By Alec Meer on January 21st, 2013 at 2:00 pm.
…and aims to be reborn, again again again. It’s been a long time since Atari has been a force to be reckoned with, and longer still since it wasn’t secretly Infogrames in disguise. Atari has been a transferable name for long years now, rather than truly representing the Nolan Bushnell-founded firm behind invaluable proto-videogames such as Pong, Asteroids, Lula: The Sexy Empire and Centipede. It first ‘died’ in 1984, which entailed the first of many transitions into a new corporation bearing the Atari name, and the first of many financial struggles. Now its latest incarnation is filing for bankruptcy, as part of a plan to start over yet again.

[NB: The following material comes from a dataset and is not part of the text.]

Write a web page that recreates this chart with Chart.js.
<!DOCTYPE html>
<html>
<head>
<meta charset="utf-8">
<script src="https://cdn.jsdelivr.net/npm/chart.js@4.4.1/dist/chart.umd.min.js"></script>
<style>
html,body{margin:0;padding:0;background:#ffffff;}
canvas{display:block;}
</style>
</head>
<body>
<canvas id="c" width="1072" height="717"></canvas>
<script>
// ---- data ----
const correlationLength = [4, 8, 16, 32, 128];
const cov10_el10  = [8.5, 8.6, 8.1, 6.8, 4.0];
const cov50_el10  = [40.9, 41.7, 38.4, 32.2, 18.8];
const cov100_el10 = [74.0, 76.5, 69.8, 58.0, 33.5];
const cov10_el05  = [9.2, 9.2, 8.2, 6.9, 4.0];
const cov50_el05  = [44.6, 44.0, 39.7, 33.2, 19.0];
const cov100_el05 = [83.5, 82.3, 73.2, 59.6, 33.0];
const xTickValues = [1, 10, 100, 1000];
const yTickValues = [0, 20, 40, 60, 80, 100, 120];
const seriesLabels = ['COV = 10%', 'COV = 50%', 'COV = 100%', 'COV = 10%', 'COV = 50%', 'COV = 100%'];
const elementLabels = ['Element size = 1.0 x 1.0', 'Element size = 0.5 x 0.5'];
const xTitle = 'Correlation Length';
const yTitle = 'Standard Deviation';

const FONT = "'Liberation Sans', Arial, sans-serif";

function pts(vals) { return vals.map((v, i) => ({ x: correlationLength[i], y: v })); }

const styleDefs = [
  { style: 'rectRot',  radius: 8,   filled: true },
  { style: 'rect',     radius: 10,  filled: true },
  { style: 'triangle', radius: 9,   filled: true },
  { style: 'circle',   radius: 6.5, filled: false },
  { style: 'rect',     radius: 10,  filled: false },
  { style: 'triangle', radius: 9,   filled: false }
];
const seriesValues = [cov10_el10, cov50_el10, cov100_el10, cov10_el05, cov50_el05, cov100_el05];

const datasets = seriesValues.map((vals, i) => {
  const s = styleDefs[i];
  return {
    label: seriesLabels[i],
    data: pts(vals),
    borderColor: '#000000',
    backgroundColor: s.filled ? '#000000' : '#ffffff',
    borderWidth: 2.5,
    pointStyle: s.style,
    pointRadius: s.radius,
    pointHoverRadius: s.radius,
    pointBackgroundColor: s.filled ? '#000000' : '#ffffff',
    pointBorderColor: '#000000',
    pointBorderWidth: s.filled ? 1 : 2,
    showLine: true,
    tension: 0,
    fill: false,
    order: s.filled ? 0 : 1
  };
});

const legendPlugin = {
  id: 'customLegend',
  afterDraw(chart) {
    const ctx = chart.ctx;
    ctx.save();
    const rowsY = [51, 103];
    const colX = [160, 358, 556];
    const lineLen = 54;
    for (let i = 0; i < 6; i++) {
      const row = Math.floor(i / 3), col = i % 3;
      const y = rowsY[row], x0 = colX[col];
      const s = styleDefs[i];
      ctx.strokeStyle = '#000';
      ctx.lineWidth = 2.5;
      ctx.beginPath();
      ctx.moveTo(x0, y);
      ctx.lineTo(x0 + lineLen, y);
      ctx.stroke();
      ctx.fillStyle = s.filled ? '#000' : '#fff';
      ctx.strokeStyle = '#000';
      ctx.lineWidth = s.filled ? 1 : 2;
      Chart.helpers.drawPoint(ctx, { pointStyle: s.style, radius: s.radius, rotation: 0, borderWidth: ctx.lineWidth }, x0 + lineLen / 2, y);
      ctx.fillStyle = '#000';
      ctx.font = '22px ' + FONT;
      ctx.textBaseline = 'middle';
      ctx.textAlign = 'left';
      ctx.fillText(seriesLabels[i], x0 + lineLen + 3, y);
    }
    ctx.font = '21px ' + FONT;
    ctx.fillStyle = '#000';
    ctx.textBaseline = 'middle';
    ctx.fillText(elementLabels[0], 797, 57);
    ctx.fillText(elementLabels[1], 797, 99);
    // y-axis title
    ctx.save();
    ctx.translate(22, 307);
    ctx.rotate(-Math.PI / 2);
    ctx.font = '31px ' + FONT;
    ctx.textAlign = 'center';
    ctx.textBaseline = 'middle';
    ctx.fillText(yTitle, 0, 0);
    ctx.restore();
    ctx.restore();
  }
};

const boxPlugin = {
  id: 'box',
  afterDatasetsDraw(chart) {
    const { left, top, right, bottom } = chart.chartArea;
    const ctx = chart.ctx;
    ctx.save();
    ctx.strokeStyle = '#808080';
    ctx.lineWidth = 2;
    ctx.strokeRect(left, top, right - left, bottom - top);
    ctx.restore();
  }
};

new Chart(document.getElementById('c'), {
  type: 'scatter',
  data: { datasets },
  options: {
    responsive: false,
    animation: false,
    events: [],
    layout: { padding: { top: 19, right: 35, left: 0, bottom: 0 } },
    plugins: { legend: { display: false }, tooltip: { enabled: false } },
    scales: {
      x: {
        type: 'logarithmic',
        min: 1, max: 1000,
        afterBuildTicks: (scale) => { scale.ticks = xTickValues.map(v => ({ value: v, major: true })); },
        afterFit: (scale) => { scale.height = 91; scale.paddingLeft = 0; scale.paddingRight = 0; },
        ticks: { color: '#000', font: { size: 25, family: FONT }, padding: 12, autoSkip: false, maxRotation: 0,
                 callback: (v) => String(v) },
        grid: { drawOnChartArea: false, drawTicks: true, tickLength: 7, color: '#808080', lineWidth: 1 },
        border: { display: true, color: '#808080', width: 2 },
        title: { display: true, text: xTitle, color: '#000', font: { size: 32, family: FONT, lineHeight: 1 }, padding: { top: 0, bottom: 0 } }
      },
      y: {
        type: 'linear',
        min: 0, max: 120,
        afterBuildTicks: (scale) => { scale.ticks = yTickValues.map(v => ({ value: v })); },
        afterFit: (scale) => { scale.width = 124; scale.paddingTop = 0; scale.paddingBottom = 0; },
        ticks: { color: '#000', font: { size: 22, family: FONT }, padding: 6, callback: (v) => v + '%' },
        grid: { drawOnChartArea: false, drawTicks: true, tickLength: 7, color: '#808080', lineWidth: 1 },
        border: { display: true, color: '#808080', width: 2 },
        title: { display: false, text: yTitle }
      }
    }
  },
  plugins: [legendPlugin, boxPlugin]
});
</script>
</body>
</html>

As far as I can tell – and I can’t tell much on a Monday – the US arm of Atari wants to be rid of its French parenty company, Atari S.A. which was formerly Infogrames. Sort of. Remember Infogrames?

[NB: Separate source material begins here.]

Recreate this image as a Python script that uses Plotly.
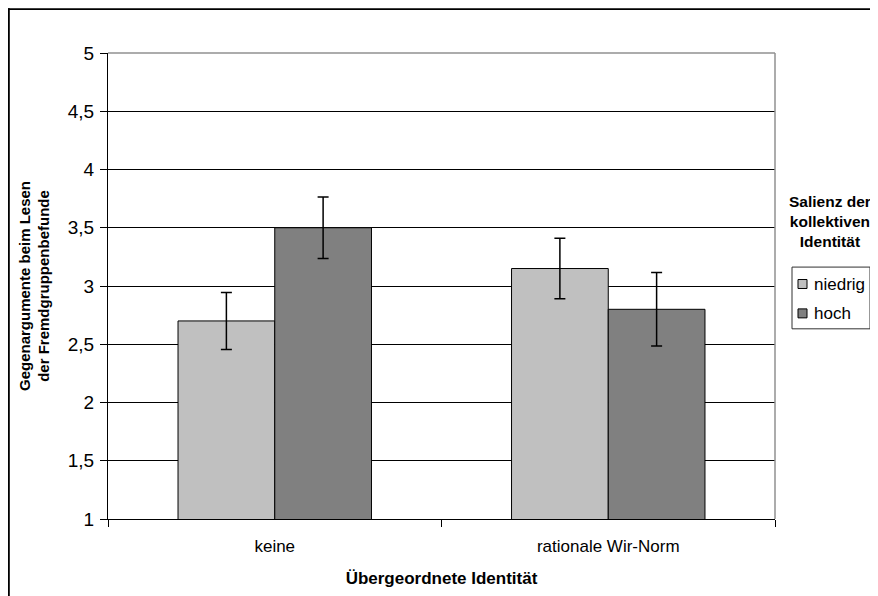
import plotly.graph_objects as go

categories = ["keine", "rationale Wir-Norm"]
series_names = ["niedrig", "hoch"]
niedrig_values = [2.70, 3.15]
hoch_values = [3.50, 2.80]
niedrig_err = [0.245, 0.26]
hoch_err = [0.265, 0.315]
series_colors = ["#C0C0C0", "#808080"]
y_ticks = [1, 1.5, 2, 2.5, 3, 3.5, 4, 4.5, 5]

# page body has an 8px margin, so figure coords = reference coords - 8
W, H = 870, 588
L, R, T, B = 100, 103, 45, 75
PW, PH = W - L - R, H - T - B
FONT = "Liberation Sans, Arial, sans-serif"
OFF = 8


def px(x):  # reference-pixel x -> paper
    return (x - OFF - L) / PW


def py(y):  # reference-pixel y -> paper
    return (H - B - (y - OFF)) / PH


fig = go.Figure()
for name, vals, errs, col in zip(series_names, [niedrig_values, hoch_values],
                                 [niedrig_err, hoch_err], series_colors):
    fig.add_trace(go.Bar(
        x=categories, y=vals, name=name,
        marker=dict(color=col, line=dict(color="black", width=1)),
        error_y=dict(type="data", array=errs, visible=True, color="black",
                     thickness=1.5, width=5.5),
        showlegend=False,
    ))

shapes = [
    # plot-area top/right border (grey)
    dict(type="line", xref="paper", yref="paper", x0=0, x1=1, y0=1, y1=1,
         line=dict(color="#909090", width=1.5)),
    dict(type="line", xref="paper", yref="paper", x0=1, x1=1, y0=0, y1=1,
         line=dict(color="#909090", width=1.5)),
    # outer chart border (top and left edges of the figure)
    dict(type="line", xref="paper", yref="paper", x0=px(8), x1=px(900), y0=py(8.9), y1=py(8.9),
         line=dict(color="black", width=1.8)),
    dict(type="line", xref="paper", yref="paper", x0=px(8.9), x1=px(8.9), y0=py(8), y1=py(620),
         line=dict(color="black", width=1.8)),
    # legend box
    dict(type="rect", xref="paper", yref="paper", x0=px(792), x1=px(870), y0=py(268), y1=py(330),
         line=dict(color="#303030", width=1), fillcolor="white"),
]
annotations = [
    dict(text="<b>Salienz der<br>kollektiven<br>Identität</b>", xref="paper", yref="paper",
         x=px(830), y=py(222), xanchor="center", yanchor="middle", showarrow=False,
         align="center", font=dict(family=FONT, size=15.5, color="black")),
]
for i, (name, col) in enumerate(zip(series_names, series_colors)):
    cy = 285 + i * 29.5
    shapes.append(dict(type="rect", xref="paper", yref="paper",
                       x0=px(798), x1=px(807), y0=py(cy - 4.5), y1=py(cy + 4.5),
                       line=dict(color="black", width=1), fillcolor=col))
    annotations.append(dict(text=name, xref="paper", yref="paper", x=px(812), y=py(cy),
                            xanchor="left", yanchor="middle", showarrow=False,
                            font=dict(family=FONT, size=17, color="black")))

fig.update_layout(
    width=W, height=H,
    margin=dict(l=L, r=R, t=T, b=B, pad=0),
    paper_bgcolor="white", plot_bgcolor="white",
    separators=",.",
    barmode="group", bargap=0.42, bargroupgap=0,
    font=dict(family=FONT, color="black"),
    shapes=shapes, annotations=annotations,
    xaxis=dict(
        showline=True, linecolor="black", linewidth=1,
        ticks="outside", tickson="boundaries", ticklen=7, tickcolor="black",
        tickfont=dict(size=17), ticklabelstandoff=12,
        title=dict(text="<b>Übergeordnete Identität</b>", font=dict(size=17), standoff=16),
        showgrid=False,
    ),
    yaxis=dict(
        range=[1, 5], tickvals=y_ticks,
        showline=True, linecolor="black", linewidth=1,
        ticks="outside", ticklen=7, tickcolor="black",
        tickfont=dict(size=19), ticklabelstandoff=2,
        showgrid=True, gridcolor="black", gridwidth=1,
        zeroline=False,
        title=dict(text="<b>Gegenargumente beim Lesen<br>der Fremdgruppenbefunde</b>",
                   font=dict(size=15), standoff=14),
    ),
)

fig.write_html("out.html")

This French arm is particularly beleaguered by money woes, and apparently the plan is that if the US firm, Atari Inc, can declare bankruptcy it can ditch its substantial debt, be bought up as a private company and get on this whole damned merry-go-round all over again.
Atari Inc., a small, 40-person outfit based in New York, is trying to get on with download and social games (it’s working on a new version of Pong with Zyngaaaaaaaaargh), where it’s seen some small success already. Atari S.A., meanwhile, continues to haemorrhage money, so God only knows what happens to that once Inc does its thing. The LA Times, which broke this latest sad chapter of the Atari story, reckons the French arm may seek “legal protection to find a buyer or dissolve in that country.” So could we end up with two totally different Ataris? Depends, I think, on if Atari Inc. is sold outright or if its CEO Jim Wilson – also CEO of Atari S.A. – drums up enough backing to keep/gain control himself.
Messy. Unsavoury. I’d say the Atari brand had become so toxic by this point that it wasn’t worth trying anything, but that just isn’t true – I’ll warrant the bulk of the gaming world, especially those parts of it which wear faux-retro Atari t-shirts, have absolutely no idea the brand ever changed hands. There is money in them that retro hills, even if I increasingly lose faith that it would be mined in a way that impressed me.